Apalah arti sebuah nama...

Apalah arti sebuah nama.... Itu kata William Shakespeare dalam Romeo and Juliet, karena pada akhirnya esensi sesungguhnya dari sesuatu yang diberi nama itulah yang penting...(karena mawar disebut dengan nama apa pun tetap harum) Tapi, secara pribadi saya kurang setuju dengan pendapatnya eyang Shakeapeare tersebut... Terlebih karena, seperti pendapat Mas Joshua, sering kali menimbulkan efek diskriminatif. Sebut saja Jakarta pada Mei 98, saat sentimen politis terhadap etnis tertentu mencapai suatu titik yang anarkis. Bila saja seorang "ketahuan" memiliki nama-nama yang berbau "oriental" ataupun berpenampilan seperti etnis yang "oriental", kemungkinan besar ia akan mengalami situasi yang paling tidak lumayan sulit.

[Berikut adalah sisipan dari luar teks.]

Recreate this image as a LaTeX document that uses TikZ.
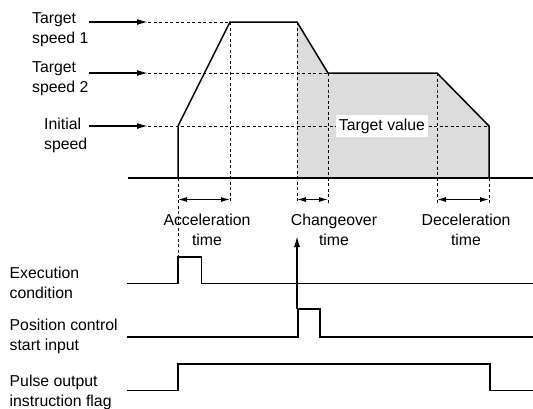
\documentclass[tikz,border=0pt]{standalone}
\usepackage{fontspec}
\setmainfont{Liberation Sans}
\usetikzlibrary{arrows.meta}
\definecolor{areagrey}{RGB}{220,220,220}
\begin{document}
\begin{tikzpicture}[x=1pt,y=-1pt,
  sig/.style={line width=1.5pt, line join=miter},
  guide/.style={line width=0.9pt, dash pattern=on 3pt off 2.5pt},
  lbl/.style={font=\fontsize{15.8}{20}\selectfont, align=left, anchor=west, inner sep=0pt},
  tlbl/.style={font=\fontsize{15.8}{20}\selectfont, align=center, inner sep=0pt},
  ptr/.style={line width=1.4pt, -{Latex[length=11pt,width=6pt]}},
  spanarr/.style={line width=1.1pt, {Latex[length=9pt,width=5pt]}-{Latex[length=9pt,width=5pt]}}]
\useasboundingbox (0,0) rectangle (533,408);

% named points
\coordinate (p0) at (178,178);
\coordinate (p1) at (178,126);
\coordinate (p2) at (230,22);
\coordinate (p3) at (297,22);
\coordinate (p4) at (328,73);
\coordinate (p5) at (437,73);
\coordinate (p6) at (489,126);
\coordinate (p7) at (489,178);
\coordinate (b0) at (128,178);
\coordinate (b1) at (533,178);

% shaded area
\fill[areagrey] (297,178) -- (p3) -- (p4) -- (p5) -- (p6) -- (p7) -- cycle;

% dashed guides
\draw[guide] (148,22) -- (p2);
\draw[guide] (148,73) -- (p4);
\draw[guide] (148,126) -- (p6);
\draw[guide] (p0) -- (178,257);
\draw[guide] (p2) -- (230,203);
\draw[guide] (p3) -- (297,203);
\draw[guide] (p4) -- (328,203);
\draw[guide] (p5) -- (437,203);
\draw[guide] (p7) -- (489,203);

\node[tlbl, fill=white, inner xsep=3pt, inner ysep=4pt] (tv) at (382,126) {Target value};

% speed profile
\draw[sig] (b0) -- (b1);
\draw[sig] (p0) -- (p1) -- (p2) -- (p3) -- (p4) -- (p5) -- (p6) -- (p7);

% left labels and arrows
\node[lbl] (ts1) at (32,29.5) {Target\\speed 1};
\node[lbl] (ts2) at (32,78.5) {Target\\speed 2};
\node[lbl] (isp) at (44,135) {Initial\\speed};
\coordinate (a1s) at (89,22); \coordinate (a1e) at (148,22);
\coordinate (a2s) at (89,73); \coordinate (a2e) at (148,73);
\coordinate (a3s) at (89,126); \coordinate (a3e) at (148,126);
\draw[ptr] (a1s) -- (a1e);
\draw[ptr] (a2s) -- (a2e);
\draw[ptr] (a3s) -- (a3e);

% spans
\draw[spanarr] (178,199.5) -- (230,199.5);
\draw[spanarr] (297,199.5) -- (328,199.5);
\draw[spanarr] (437,199.5) -- (489,199.5);
\node[tlbl] (acc) at (207,230) {Acceleration\\time};
\node[tlbl] (chg) at (334,230) {Changeover\\time};
\node[tlbl] (dec) at (466,230) {Deceleration\\time};

% signals
\node[lbl] (ex) at (9.5,283) {Execution\\condition};
\node[lbl] (pc) at (9.5,336) {Position control\\start input};
\node[lbl] (po) at (9.5,392) {Pulse output\\instruction flag};

\draw[sig] (126.5,283.5) -- (178,283.5) -- (178,257) -- (201.5,257) -- (201.5,283.5) -- (533,283.5);
\draw[sig] (126.5,337) -- (298,337) -- (298,309) -- (320,309) -- (320,337) -- (533,337);
\draw[sig] (126.5,390.7) -- (178,390.7) -- (178,364) -- (490,364) -- (490,390.7) -- (533,390.7);
\coordinate (up0) at (297,309);
\coordinate (up1) at (297,236);
\draw[ptr] (up0) -- (up1);
\end{tikzpicture}
\end{document}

Saya memang bukan termasuk etnis "oriental", tapi entah mengapa karena banyak orang yang beranggapan saya adalah orang Tiong Hoa (padahal saya Jawa tulen :]) Saya sempat mengalami situasi sulit itu. Tapi saya bersyukur, karena saya diberi kesempatan untuk merasakan bagaimana pedihnya diskriminasi supaya kelak saya tidak mendiskriminasi orang lain. Dan terlebih lagi, karena kejadian itulah saya menjadi berani menyatakan sikap untuk mengikut Yesus. Akhir kata, nama memang terkadang penting. Tapi Shakespeare bolah jadi benar : Apalah arti sebuah nama.... karena pada hakikatnya kita semua diciptakan segambar dengan Allah... dan seyogyanyalah kita memandang sesama bukan dari nama maupun penampilan lahiriahnya... Karena sekali lagi : apalah arti sebuah nama?